**Exercise prompt**
Pictures should be excluded; otherwise, copy every entry exactly.

• • • •

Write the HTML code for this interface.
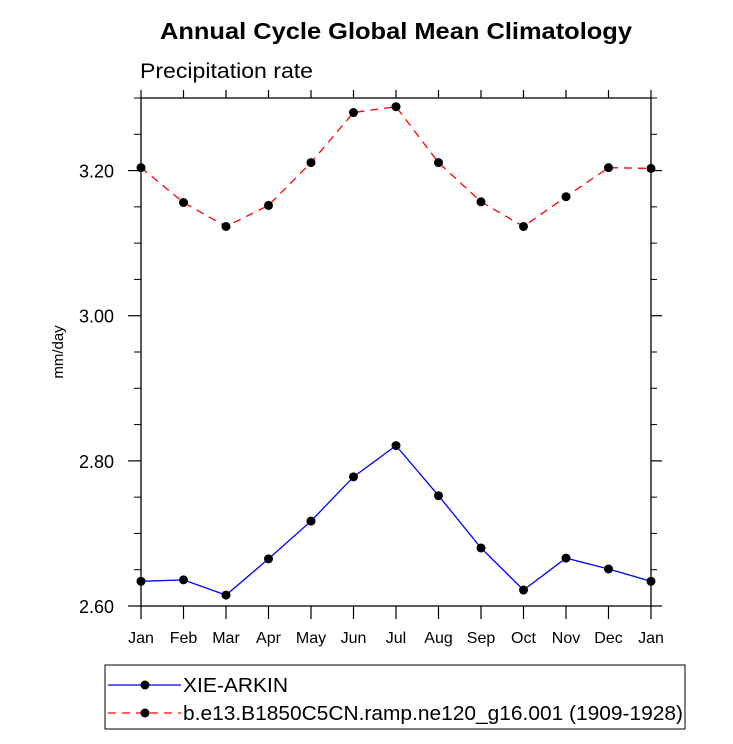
<!DOCTYPE html>
<html><head><meta charset="utf-8"><style>
body{margin:0;background:#fff;}
svg text{font-family:"Liberation Sans",sans-serif;}
</style></head><body>
<svg id="chart" width="733" height="739" xmlns="http://www.w3.org/2000/svg">
<text x="160" y="39" font-size="23" font-weight="bold" textLength="472" lengthAdjust="spacingAndGlyphs">Annual Cycle Global Mean Climatology</text>
<text x="140" y="78" font-size="21" textLength="173" lengthAdjust="spacingAndGlyphs">Precipitation rate</text>
<text transform="translate(63,352) rotate(-90)" text-anchor="middle" font-size="15">mm/day</text>
<g id="axes"></g>
<g id="series"></g>
<rect x="105" y="665" width="580" height="64" fill="none" stroke="#000" stroke-width="1"/>
<line x1="108" y1="685" x2="181" y2="685" stroke="#0000ff" stroke-width="1.2"/>
<circle cx="145" cy="685" r="4.5" fill="#000"/>
<text x="183" y="692" font-size="20" textLength="105" lengthAdjust="spacingAndGlyphs">XIE-ARKIN</text>
<line x1="108" y1="713" x2="181" y2="713" stroke="#ff0000" stroke-width="1.2" stroke-dasharray="8,6"/>
<circle cx="145" cy="713" r="4.5" fill="#000"/>
<text x="183" y="720" font-size="20" textLength="500" lengthAdjust="spacingAndGlyphs">b.e13.B1850C5CN.ramp.ne120_g16.001 (1909-1928)</text>
</svg>
<script>
const months = ["Jan","Feb","Mar","Apr","May","Jun","Jul","Aug","Sep","Oct","Nov","Dec","Jan"];
const obsValues = [2.634,2.636,2.615,2.665,2.717,2.778,2.821,2.752,2.680,2.622,2.666,2.651,2.634];
const modelValues = [3.204,3.156,3.123,3.152,3.211,3.280,3.288,3.211,3.157,3.123,3.164,3.204,3.203];
const yTicks = [2.6,2.8,3.0,3.2];
const yTickLabels = ["2.60","2.80","3.00","3.20"];
const yMinorTicks = [2.65,2.7,2.75,2.85,2.9,2.95,3.05,3.1,3.15,3.25,3.3];

const L=141,R=651,T=98,B=606,yMin=2.6,yMax=3.3;
const NS="http://www.w3.org/2000/svg";
const xs=i=>L+(R-L)*i/(months.length-1);
const ys=v=>B-(B-T)*(v-yMin)/(yMax-yMin);
function mk(tag,attrs,parent){const e=document.createElementNS(NS,tag);for(const k in attrs)e.setAttribute(k,attrs[k]);parent.appendChild(e);return e;}
const ax=document.getElementById('axes'), se=document.getElementById('series');
const frame=mk('rect',{x:L,y:T,width:R-L,height:B-T,fill:'none',stroke:'#000','stroke-width':1.3},ax);


months.forEach((m,i)=>{
  const x=xs(i);
  mk('line',{x1:x,y1:B,x2:x,y2:B+13,stroke:'#000','stroke-width':1.2},ax);
  mk('line',{x1:x,y1:T,x2:x,y2:T-8,stroke:'#000','stroke-width':1.2},ax);
  const t=mk('text',{x:x,y:B+37,'text-anchor':'middle','font-size':16},ax);
  t.textContent=m;
  
  
});
yTicks.forEach((v,i)=>{
  const y=ys(v);
  mk('line',{x1:L-13,y1:y,x2:L,y2:y,stroke:'#000','stroke-width':1.2},ax);
  mk('line',{x1:R,y1:y,x2:R+11,y2:y,stroke:'#000','stroke-width':1.2},ax);
  const t=mk('text',{x:L-27,y:y+7,'text-anchor':'end','font-size':18},ax);
  t.textContent=yTickLabels[i];
  
  
});
yMinorTicks.forEach(v=>{
  const y=ys(v);
  mk('line',{x1:L-7,y1:y,x2:L,y2:y,stroke:'#000','stroke-width':1},ax);
  mk('line',{x1:R,y1:y,x2:R+6,y2:y,stroke:'#000','stroke-width':1},ax);
});
function series(vals,color,dash,name){
  const p=mk('polyline',{points:vals.map((v,i)=>xs(i)+','+ys(v)).join(' '),fill:'none',stroke:color,'stroke-width':1.3},se);
  if(dash)p.setAttribute('stroke-dasharray',dash);
  
  
  vals.forEach((v,i)=>{
    const c=mk('circle',{cx:xs(i),cy:ys(v),r:4.5,fill:'#000'},se);
    
    
  });
}
series(modelValues,'#ff0000','8,6','model');
series(obsValues,'#0000ff',null,'xie-arkin');
</script>
</body></html>
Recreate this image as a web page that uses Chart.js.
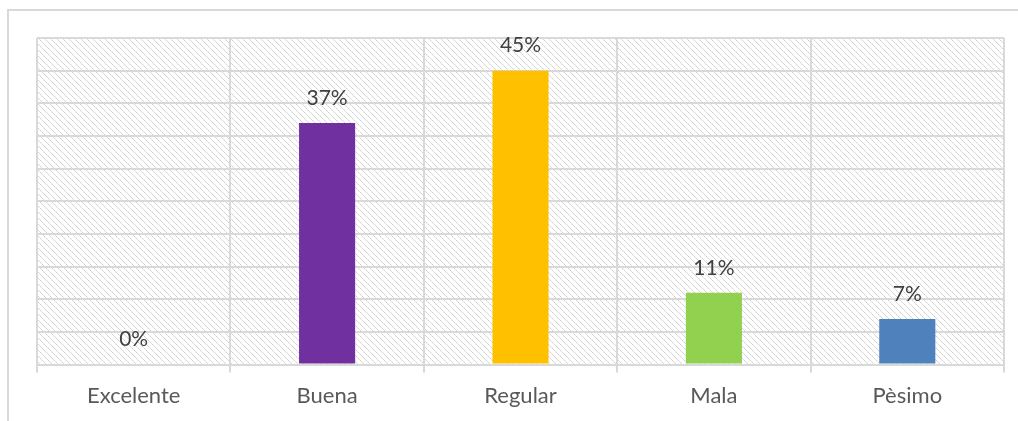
<!DOCTYPE html>
<html>
<head>
<meta charset="utf-8">
<script src="https://cdn.jsdelivr.net/npm/chart.js@4/dist/chart.umd.min.js"></script>
<style>
  html, body { margin: 0; padding: 0; background: #fff; }
  #wrap { position: relative; width: 1018px; height: 421px; }
  #frame { position: absolute; left: 7px; top: 9px; width: 1020px; height: 420px;
           border-left: 2px solid #d9d9d9; border-top: 2px solid #d9d9d9; }
  canvas { position: absolute; left: 0; top: 0; }
</style>
</head>
<body>
<div id="wrap">
  <div id="frame"></div>
  <canvas id="myChart" width="1018" height="421"></canvas>
</div>
<script>
var categorias = ['Excelente', 'Buena', 'Regular', 'Mala', 'Pèsimo'];
var porcentajes = [0, 37, 45, 11, 7];
var colores = ['#7030A0', '#7030A0', '#FFC000', '#92D050', '#4F81BD'];

// patron de rayas diagonales del fondo
function hacerPatron() {
    var c = document.createElement('canvas');
    c.width = 6; c.height = 6;
    var g = c.getContext('2d');
    for (var i = 0; i < 6; i++) {
        g.fillStyle = (i % 2 === 0) ? '#cfcfcf' : '#dedede';
        g.fillRect(i, i, 1, 1);
    }
    return g.createPattern(c, 'repeat');
}

var fondoRayado = {
    id: 'fondoRayado',
    beforeDraw: function(chart) {
        var a = chart.chartArea;
        var ctx = chart.ctx;
        ctx.save();
        ctx.fillStyle = hacerPatron();
        ctx.fillRect(a.left, a.top, a.right - a.left, a.bottom - a.top);
        ctx.restore();
    }
};

var etiquetas = {
    id: 'etiquetas',
    afterDatasetsDraw: function(chart) {
        var ctx = chart.ctx;
        var meta = chart.getDatasetMeta(0);
        ctx.save();
        ctx.font = '21px Lato';
        ctx.fillStyle = '#404040';
        ctx.textAlign = 'center';
        ctx.textBaseline = 'middle';
        meta.data.forEach(function(bar, i) {
            ctx.fillText(porcentajes[i] + '%', bar.x, bar.y - 25);
        });
        ctx.restore();
    }
};

var ctx = document.getElementById('myChart').getContext('2d');
var myChart = new Chart(ctx, {
    type: 'bar',
    data: {
        labels: categorias,
        datasets: [{
            data: porcentajes,
            backgroundColor: colores,
            borderWidth: 0,
            categoryPercentage: 1,
            barPercentage: 0.29
        }]
    },
    plugins: [fondoRayado, etiquetas],
    options: {
        responsive: false,
        animation: false,
        layout: { padding: { left: 37, right: 14, top: 38, bottom: 2 } },
        plugins: { legend: { display: false }, tooltip: { enabled: false } },
        scales: {
            x: {
                offset: true,
                grid: { offset: true, color: '#d9d9d9', lineWidth: 2, tickLength: 8 },
                border: { color: '#d9d9d9', width: 2 },
                ticks: { color: '#595959', font: { family: 'Lato', size: 22 }, padding: 10 }
            },
            y: {
                min: 0,
                max: 50,
                ticks: { display: false, stepSize: 5 },
                grid: { color: '#d9d9d9', lineWidth: 2, tickLength: 0, drawTicks: false },
                border: { display: false }
            }
        }
    }
});
</script>
</body>
</html>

• • • •

**Final answer**
Write the HTML code for this interface.
<!DOCTYPE html>
<html><head><meta charset="utf-8"><style>
body{margin:0;background:#fff;}
svg text{font-family:"Liberation Sans",sans-serif;}
</style></head><body>
<svg id="chart" width="733" height="739" xmlns="http://www.w3.org/2000/svg">
<text x="160" y="39" font-size="23" font-weight="bold" textLength="472" lengthAdjust="spacingAndGlyphs">Annual Cycle Global Mean Climatology</text>
<text x="140" y="78" font-size="21" textLength="173" lengthAdjust="spacingAndGlyphs">Precipitation rate</text>
<text transform="translate(63,352) rotate(-90)" text-anchor="middle" font-size="15">mm/day</text>
<g id="axes"></g>
<g id="series"></g>
<rect x="105" y="665" width="580" height="64" fill="none" stroke="#000" stroke-width="1"/>
<line x1="108" y1="685" x2="181" y2="685" stroke="#0000ff" stroke-width="1.2"/>
<circle cx="145" cy="685" r="4.5" fill="#000"/>
<text x="183" y="692" font-size="20" textLength="105" lengthAdjust="spacingAndGlyphs">XIE-ARKIN</text>
<line x1="108" y1="713" x2="181" y2="713" stroke="#ff0000" stroke-width="1.2" stroke-dasharray="8,6"/>
<circle cx="145" cy="713" r="4.5" fill="#000"/>
<text x="183" y="720" font-size="20" textLength="500" lengthAdjust="spacingAndGlyphs">b.e13.B1850C5CN.ramp.ne120_g16.001 (1909-1928)</text>
</svg>
<script>
const months = ["Jan","Feb","Mar","Apr","May","Jun","Jul","Aug","Sep","Oct","Nov","Dec","Jan"];
const obsValues = [2.634,2.636,2.615,2.665,2.717,2.778,2.821,2.752,2.680,2.622,2.666,2.651,2.634];
const modelValues = [3.204,3.156,3.123,3.152,3.211,3.280,3.288,3.211,3.157,3.123,3.164,3.204,3.203];
const yTicks = [2.6,2.8,3.0,3.2];
const yTickLabels = ["2.60","2.80","3.00","3.20"];
const yMinorTicks = [2.65,2.7,2.75,2.85,2.9,2.95,3.05,3.1,3.15,3.25,3.3];

const L=141,R=651,T=98,B=606,yMin=2.6,yMax=3.3;
const NS="http://www.w3.org/2000/svg";
const xs=i=>L+(R-L)*i/(months.length-1);
const ys=v=>B-(B-T)*(v-yMin)/(yMax-yMin);
function mk(tag,attrs,parent){const e=document.createElementNS(NS,tag);for(const k in attrs)e.setAttribute(k,attrs[k]);parent.appendChild(e);return e;}
const ax=document.getElementById('axes'), se=document.getElementById('series');
const frame=mk('rect',{x:L,y:T,width:R-L,height:B-T,fill:'none',stroke:'#000','stroke-width':1.3},ax);


months.forEach((m,i)=>{
  const x=xs(i);
  mk('line',{x1:x,y1:B,x2:x,y2:B+13,stroke:'#000','stroke-width':1.2},ax);
  mk('line',{x1:x,y1:T,x2:x,y2:T-8,stroke:'#000','stroke-width':1.2},ax);
  const t=mk('text',{x:x,y:B+37,'text-anchor':'middle','font-size':16},ax);
  t.textContent=m;
  
  
});
yTicks.forEach((v,i)=>{
  const y=ys(v);
  mk('line',{x1:L-13,y1:y,x2:L,y2:y,stroke:'#000','stroke-width':1.2},ax);
  mk('line',{x1:R,y1:y,x2:R+11,y2:y,stroke:'#000','stroke-width':1.2},ax);
  const t=mk('text',{x:L-27,y:y+7,'text-anchor':'end','font-size':18},ax);
  t.textContent=yTickLabels[i];
  
  
});
yMinorTicks.forEach(v=>{
  const y=ys(v);
  mk('line',{x1:L-7,y1:y,x2:L,y2:y,stroke:'#000','stroke-width':1},ax);
  mk('line',{x1:R,y1:y,x2:R+6,y2:y,stroke:'#000','stroke-width':1},ax);
});
function series(vals,color,dash,name){
  const p=mk('polyline',{points:vals.map((v,i)=>xs(i)+','+ys(v)).join(' '),fill:'none',stroke:color,'stroke-width':1.3},se);
  if(dash)p.setAttribute('stroke-dasharray',dash);
  
  
  vals.forEach((v,i)=>{
    const c=mk('circle',{cx:xs(i),cy:ys(v),r:4.5,fill:'#000'},se);
    
    
  });
}
series(modelValues,'#ff0000','8,6','model');
series(obsValues,'#0000ff',null,'xie-arkin');
</script>
</body></html>
Recreate this image as a web page that uses Chart.js.
<!DOCTYPE html>
<html>
<head>
<meta charset="utf-8">
<script src="https://cdn.jsdelivr.net/npm/chart.js@4/dist/chart.umd.min.js"></script>
<style>
  html, body { margin: 0; padding: 0; background: #fff; }
  #wrap { position: relative; width: 1018px; height: 421px; }
  #frame { position: absolute; left: 7px; top: 9px; width: 1020px; height: 420px;
           border-left: 2px solid #d9d9d9; border-top: 2px solid #d9d9d9; }
  canvas { position: absolute; left: 0; top: 0; }
</style>
</head>
<body>
<div id="wrap">
  <div id="frame"></div>
  <canvas id="myChart" width="1018" height="421"></canvas>
</div>
<script>
var categorias = ['Excelente', 'Buena', 'Regular', 'Mala', 'Pèsimo'];
var porcentajes = [0, 37, 45, 11, 7];
var colores = ['#7030A0', '#7030A0', '#FFC000', '#92D050', '#4F81BD'];

// patron de rayas diagonales del fondo
function hacerPatron() {
    var c = document.createElement('canvas');
    c.width = 6; c.height = 6;
    var g = c.getContext('2d');
    for (var i = 0; i < 6; i++) {
        g.fillStyle = (i % 2 === 0) ? '#cfcfcf' : '#dedede';
        g.fillRect(i, i, 1, 1);
    }
    return g.createPattern(c, 'repeat');
}

var fondoRayado = {
    id: 'fondoRayado',
    beforeDraw: function(chart) {
        var a = chart.chartArea;
        var ctx = chart.ctx;
        ctx.save();
        ctx.fillStyle = hacerPatron();
        ctx.fillRect(a.left, a.top, a.right - a.left, a.bottom - a.top);
        ctx.restore();
    }
};

var etiquetas = {
    id: 'etiquetas',
    afterDatasetsDraw: function(chart) {
        var ctx = chart.ctx;
        var meta = chart.getDatasetMeta(0);
        ctx.save();
        ctx.font = '21px Lato';
        ctx.fillStyle = '#404040';
        ctx.textAlign = 'center';
        ctx.textBaseline = 'middle';
        meta.data.forEach(function(bar, i) {
            ctx.fillText(porcentajes[i] + '%', bar.x, bar.y - 25);
        });
        ctx.restore();
    }
};

var ctx = document.getElementById('myChart').getContext('2d');
var myChart = new Chart(ctx, {
    type: 'bar',
    data: {
        labels: categorias,
        datasets: [{
            data: porcentajes,
            backgroundColor: colores,
            borderWidth: 0,
            categoryPercentage: 1,
            barPercentage: 0.29
        }]
    },
    plugins: [fondoRayado, etiquetas],
    options: {
        responsive: false,
        animation: false,
        layout: { padding: { left: 37, right: 14, top: 38, bottom: 2 } },
        plugins: { legend: { display: false }, tooltip: { enabled: false } },
        scales: {
            x: {
                offset: true,
                grid: { offset: true, color: '#d9d9d9', lineWidth: 2, tickLength: 8 },
                border: { color: '#d9d9d9', width: 2 },
                ticks: { color: '#595959', font: { family: 'Lato', size: 22 }, padding: 10 }
            },
            y: {
                min: 0,
                max: 50,
                ticks: { display: false, stepSize: 5 },
                grid: { color: '#d9d9d9', lineWidth: 2, tickLength: 0, drawTicks: false },
                border: { display: false }
            }
        }
    }
});
</script>
</body>
</html>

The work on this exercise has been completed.